Copy every entry word for word. Skip the pictures.
··· Data listing
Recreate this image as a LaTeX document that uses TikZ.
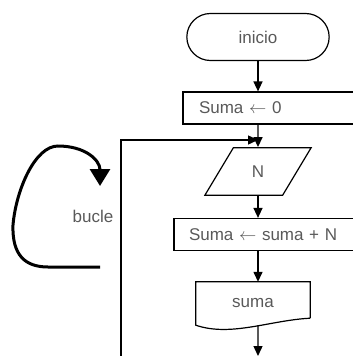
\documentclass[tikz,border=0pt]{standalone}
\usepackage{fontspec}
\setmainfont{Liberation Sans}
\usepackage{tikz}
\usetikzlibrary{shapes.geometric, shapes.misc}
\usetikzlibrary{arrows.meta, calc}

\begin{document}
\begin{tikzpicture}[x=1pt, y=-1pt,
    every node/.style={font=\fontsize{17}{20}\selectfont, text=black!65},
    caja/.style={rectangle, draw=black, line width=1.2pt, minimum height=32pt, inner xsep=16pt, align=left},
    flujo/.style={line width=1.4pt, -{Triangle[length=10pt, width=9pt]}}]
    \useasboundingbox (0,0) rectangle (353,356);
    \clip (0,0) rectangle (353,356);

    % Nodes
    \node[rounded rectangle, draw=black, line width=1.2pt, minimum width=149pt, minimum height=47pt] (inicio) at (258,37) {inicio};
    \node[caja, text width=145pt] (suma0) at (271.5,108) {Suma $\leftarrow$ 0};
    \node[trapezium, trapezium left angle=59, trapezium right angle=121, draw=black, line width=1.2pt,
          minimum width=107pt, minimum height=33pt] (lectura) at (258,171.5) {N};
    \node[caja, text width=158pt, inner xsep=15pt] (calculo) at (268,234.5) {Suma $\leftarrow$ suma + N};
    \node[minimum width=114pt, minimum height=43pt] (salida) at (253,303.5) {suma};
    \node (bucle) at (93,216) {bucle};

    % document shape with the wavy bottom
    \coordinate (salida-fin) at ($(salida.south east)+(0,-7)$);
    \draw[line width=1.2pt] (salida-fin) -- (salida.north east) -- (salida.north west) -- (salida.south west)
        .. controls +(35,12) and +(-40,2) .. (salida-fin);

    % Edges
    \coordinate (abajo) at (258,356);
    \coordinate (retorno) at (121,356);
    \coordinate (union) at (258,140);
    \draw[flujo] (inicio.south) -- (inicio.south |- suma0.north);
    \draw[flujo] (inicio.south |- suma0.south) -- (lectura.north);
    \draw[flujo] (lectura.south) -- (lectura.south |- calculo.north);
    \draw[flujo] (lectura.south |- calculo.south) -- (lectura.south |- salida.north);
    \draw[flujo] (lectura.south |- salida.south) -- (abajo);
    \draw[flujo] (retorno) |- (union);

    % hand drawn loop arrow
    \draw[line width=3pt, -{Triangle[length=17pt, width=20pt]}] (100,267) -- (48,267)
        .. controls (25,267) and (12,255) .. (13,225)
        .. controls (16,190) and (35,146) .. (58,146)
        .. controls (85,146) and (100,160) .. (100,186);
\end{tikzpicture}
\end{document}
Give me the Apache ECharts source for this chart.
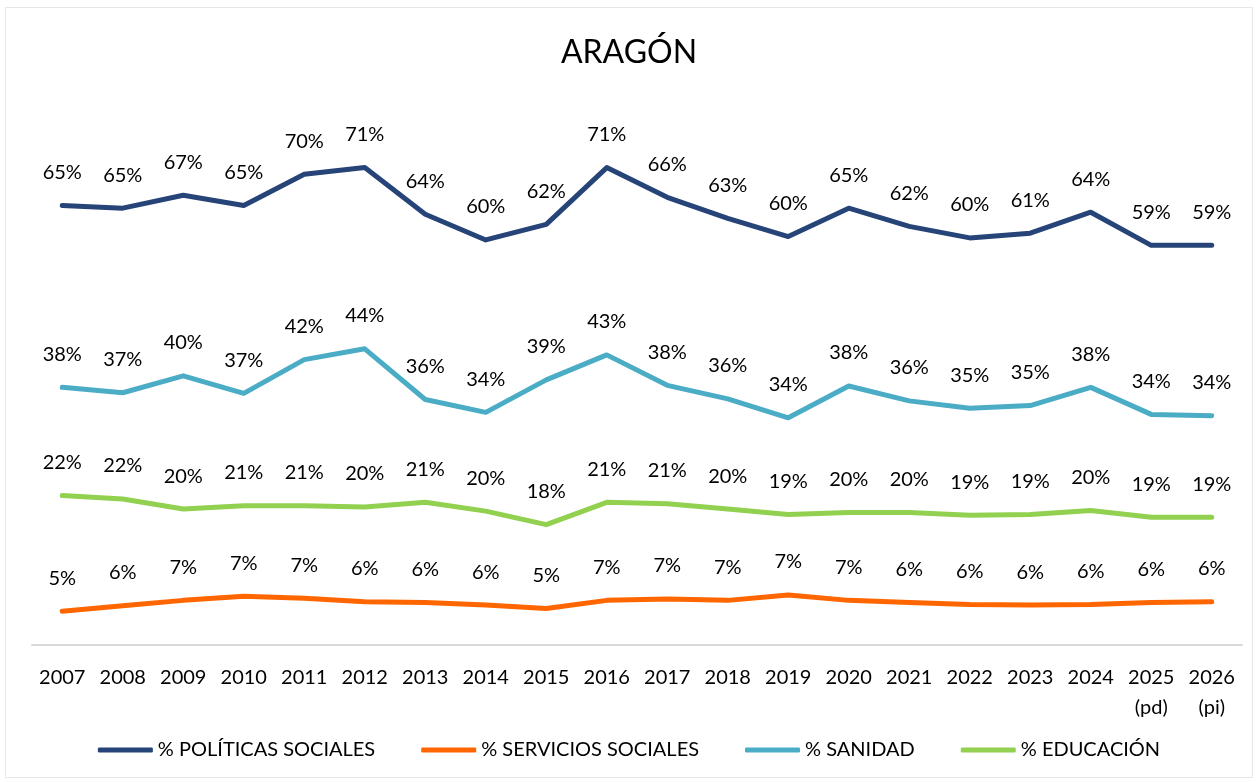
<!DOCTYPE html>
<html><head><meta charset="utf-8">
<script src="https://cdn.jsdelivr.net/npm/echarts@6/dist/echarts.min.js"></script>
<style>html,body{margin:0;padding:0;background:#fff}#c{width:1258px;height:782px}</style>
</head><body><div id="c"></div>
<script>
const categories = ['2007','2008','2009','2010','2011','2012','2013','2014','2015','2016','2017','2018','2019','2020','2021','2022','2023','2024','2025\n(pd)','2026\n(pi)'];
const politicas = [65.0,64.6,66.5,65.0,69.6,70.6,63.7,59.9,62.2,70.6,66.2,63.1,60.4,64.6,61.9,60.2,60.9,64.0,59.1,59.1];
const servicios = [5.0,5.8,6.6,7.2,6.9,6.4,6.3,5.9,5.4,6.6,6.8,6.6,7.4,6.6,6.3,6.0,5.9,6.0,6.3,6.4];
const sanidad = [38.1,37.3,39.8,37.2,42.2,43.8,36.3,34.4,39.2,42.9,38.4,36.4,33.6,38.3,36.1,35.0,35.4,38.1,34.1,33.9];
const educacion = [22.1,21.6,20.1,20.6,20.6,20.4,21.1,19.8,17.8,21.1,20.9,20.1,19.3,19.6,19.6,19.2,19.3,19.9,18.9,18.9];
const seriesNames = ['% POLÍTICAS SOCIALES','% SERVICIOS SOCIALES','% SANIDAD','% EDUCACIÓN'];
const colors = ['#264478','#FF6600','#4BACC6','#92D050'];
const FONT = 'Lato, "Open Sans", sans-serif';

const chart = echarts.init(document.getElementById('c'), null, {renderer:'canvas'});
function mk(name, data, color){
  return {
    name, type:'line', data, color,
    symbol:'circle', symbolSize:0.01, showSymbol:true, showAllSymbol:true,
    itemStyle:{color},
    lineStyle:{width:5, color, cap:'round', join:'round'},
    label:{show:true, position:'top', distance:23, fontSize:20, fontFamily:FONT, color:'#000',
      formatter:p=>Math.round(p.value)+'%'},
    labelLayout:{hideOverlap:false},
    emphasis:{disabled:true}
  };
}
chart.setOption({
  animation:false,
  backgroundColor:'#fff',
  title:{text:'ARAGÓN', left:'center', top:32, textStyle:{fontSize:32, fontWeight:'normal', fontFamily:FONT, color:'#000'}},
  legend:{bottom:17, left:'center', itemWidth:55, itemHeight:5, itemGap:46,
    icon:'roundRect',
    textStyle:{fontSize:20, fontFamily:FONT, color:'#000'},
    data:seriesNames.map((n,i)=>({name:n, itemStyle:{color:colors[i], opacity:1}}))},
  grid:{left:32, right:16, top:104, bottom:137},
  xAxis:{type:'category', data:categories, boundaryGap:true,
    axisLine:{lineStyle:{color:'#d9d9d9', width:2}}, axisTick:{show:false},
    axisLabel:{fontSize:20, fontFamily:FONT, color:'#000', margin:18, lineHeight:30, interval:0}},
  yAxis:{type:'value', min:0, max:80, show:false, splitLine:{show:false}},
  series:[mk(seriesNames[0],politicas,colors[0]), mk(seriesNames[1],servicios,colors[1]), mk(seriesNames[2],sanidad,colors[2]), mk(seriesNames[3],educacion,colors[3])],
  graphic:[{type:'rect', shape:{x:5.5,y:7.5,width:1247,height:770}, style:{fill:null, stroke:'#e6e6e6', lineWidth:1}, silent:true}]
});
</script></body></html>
······
| Task solution |
Recreate this image as a LaTeX document that uses TikZ.
\documentclass[tikz,border=0pt]{standalone}
\usepackage{fontspec}
\setmainfont{Liberation Sans}
\usepackage{tikz}
\usetikzlibrary{shapes.geometric, shapes.misc}
\usetikzlibrary{arrows.meta, calc}

\begin{document}
\begin{tikzpicture}[x=1pt, y=-1pt,
    every node/.style={font=\fontsize{17}{20}\selectfont, text=black!65},
    caja/.style={rectangle, draw=black, line width=1.2pt, minimum height=32pt, inner xsep=16pt, align=left},
    flujo/.style={line width=1.4pt, -{Triangle[length=10pt, width=9pt]}}]
    \useasboundingbox (0,0) rectangle (353,356);
    \clip (0,0) rectangle (353,356);

    % Nodes
    \node[rounded rectangle, draw=black, line width=1.2pt, minimum width=149pt, minimum height=47pt] (inicio) at (258,37) {inicio};
    \node[caja, text width=145pt] (suma0) at (271.5,108) {Suma $\leftarrow$ 0};
    \node[trapezium, trapezium left angle=59, trapezium right angle=121, draw=black, line width=1.2pt,
          minimum width=107pt, minimum height=33pt] (lectura) at (258,171.5) {N};
    \node[caja, text width=158pt, inner xsep=15pt] (calculo) at (268,234.5) {Suma $\leftarrow$ suma + N};
    \node[minimum width=114pt, minimum height=43pt] (salida) at (253,303.5) {suma};
    \node (bucle) at (93,216) {bucle};

    % document shape with the wavy bottom
    \coordinate (salida-fin) at ($(salida.south east)+(0,-7)$);
    \draw[line width=1.2pt] (salida-fin) -- (salida.north east) -- (salida.north west) -- (salida.south west)
        .. controls +(35,12) and +(-40,2) .. (salida-fin);

    % Edges
    \coordinate (abajo) at (258,356);
    \coordinate (retorno) at (121,356);
    \coordinate (union) at (258,140);
    \draw[flujo] (inicio.south) -- (inicio.south |- suma0.north);
    \draw[flujo] (inicio.south |- suma0.south) -- (lectura.north);
    \draw[flujo] (lectura.south) -- (lectura.south |- calculo.north);
    \draw[flujo] (lectura.south |- calculo.south) -- (lectura.south |- salida.north);
    \draw[flujo] (lectura.south |- salida.south) -- (abajo);
    \draw[flujo] (retorno) |- (union);

    % hand drawn loop arrow
    \draw[line width=3pt, -{Triangle[length=17pt, width=20pt]}] (100,267) -- (48,267)
        .. controls (25,267) and (12,255) .. (13,225)
        .. controls (16,190) and (35,146) .. (58,146)
        .. controls (85,146) and (100,160) .. (100,186);
\end{tikzpicture}
\end{document}
Give me the Apache ECharts source for this chart.
<!DOCTYPE html>
<html><head><meta charset="utf-8">
<script src="https://cdn.jsdelivr.net/npm/echarts@6/dist/echarts.min.js"></script>
<style>html,body{margin:0;padding:0;background:#fff}#c{width:1258px;height:782px}</style>
</head><body><div id="c"></div>
<script>
const categories = ['2007','2008','2009','2010','2011','2012','2013','2014','2015','2016','2017','2018','2019','2020','2021','2022','2023','2024','2025\n(pd)','2026\n(pi)'];
const politicas = [65.0,64.6,66.5,65.0,69.6,70.6,63.7,59.9,62.2,70.6,66.2,63.1,60.4,64.6,61.9,60.2,60.9,64.0,59.1,59.1];
const servicios = [5.0,5.8,6.6,7.2,6.9,6.4,6.3,5.9,5.4,6.6,6.8,6.6,7.4,6.6,6.3,6.0,5.9,6.0,6.3,6.4];
const sanidad = [38.1,37.3,39.8,37.2,42.2,43.8,36.3,34.4,39.2,42.9,38.4,36.4,33.6,38.3,36.1,35.0,35.4,38.1,34.1,33.9];
const educacion = [22.1,21.6,20.1,20.6,20.6,20.4,21.1,19.8,17.8,21.1,20.9,20.1,19.3,19.6,19.6,19.2,19.3,19.9,18.9,18.9];
const seriesNames = ['% POLÍTICAS SOCIALES','% SERVICIOS SOCIALES','% SANIDAD','% EDUCACIÓN'];
const colors = ['#264478','#FF6600','#4BACC6','#92D050'];
const FONT = 'Lato, "Open Sans", sans-serif';

const chart = echarts.init(document.getElementById('c'), null, {renderer:'canvas'});
function mk(name, data, color){
  return {
    name, type:'line', data, color,
    symbol:'circle', symbolSize:0.01, showSymbol:true, showAllSymbol:true,
    itemStyle:{color},
    lineStyle:{width:5, color, cap:'round', join:'round'},
    label:{show:true, position:'top', distance:23, fontSize:20, fontFamily:FONT, color:'#000',
      formatter:p=>Math.round(p.value)+'%'},
    labelLayout:{hideOverlap:false},
    emphasis:{disabled:true}
  };
}
chart.setOption({
  animation:false,
  backgroundColor:'#fff',
  title:{text:'ARAGÓN', left:'center', top:32, textStyle:{fontSize:32, fontWeight:'normal', fontFamily:FONT, color:'#000'}},
  legend:{bottom:17, left:'center', itemWidth:55, itemHeight:5, itemGap:46,
    icon:'roundRect',
    textStyle:{fontSize:20, fontFamily:FONT, color:'#000'},
    data:seriesNames.map((n,i)=>({name:n, itemStyle:{color:colors[i], opacity:1}}))},
  grid:{left:32, right:16, top:104, bottom:137},
  xAxis:{type:'category', data:categories, boundaryGap:true,
    axisLine:{lineStyle:{color:'#d9d9d9', width:2}}, axisTick:{show:false},
    axisLabel:{fontSize:20, fontFamily:FONT, color:'#000', margin:18, lineHeight:30, interval:0}},
  yAxis:{type:'value', min:0, max:80, show:false, splitLine:{show:false}},
  series:[mk(seriesNames[0],politicas,colors[0]), mk(seriesNames[1],servicios,colors[1]), mk(seriesNames[2],sanidad,colors[2]), mk(seriesNames[3],educacion,colors[3])],
  graphic:[{type:'rect', shape:{x:5.5,y:7.5,width:1247,height:770}, style:{fill:null, stroke:'#e6e6e6', lineWidth:1}, silent:true}]
});
</script></body></html>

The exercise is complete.